A special ‘Stars of the Festival’ concert will be held May 14 at Grace United Church, when competition winners will return to the stage, joined by Festival alumni.

Sedgeworth herself will perform a piano duet, Slavonic Dance, with Dorothy Miller. She originally performed the piece more than 35 years ago with former Sarnia-Lambton music teacher Jo Anne Thornton.

Lambton’s is longest running music festival in Canada with no outside funding, relying entirely on personal and corporate donations.

This year’s event has more than 400 entries involving 1,250 musicians and kept on track by 80 volunteers.

Organizer Judy Inch said the performances are a good barometer of future talent. Countless competitors have gone on to musical careers as performing artists and teachers, here and abroad.

“We have people that are professors… who still have students in the festival. Many of our high school band teachers and performers, who work in the symphony, have a number of students who are still performing (at the festival),” said Inch, who’s been involved for nearly 50 years.

Sedgeworth said the priority placed on sports has resulted in an overall decline in music interest. And as school music programs shrink, the festival becomes all that more important, she said.

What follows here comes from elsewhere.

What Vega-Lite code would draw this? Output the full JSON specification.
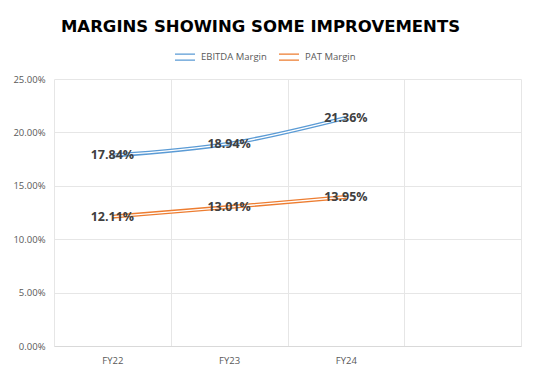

“Sports and arts should be equal, because not all students want to do sports and not all students want to do art. All students should have the benefit of both.”

IF YOU GO:

WHAT: Lambton County Music Festival

WHEN: April 22 to May 3

WHERE: Dunlop and Grace United churches, St. Giles Presbyterian Church, Sarnia Library and St. Patrick’s high school

INFO: Admission is free, but donations are appreciated.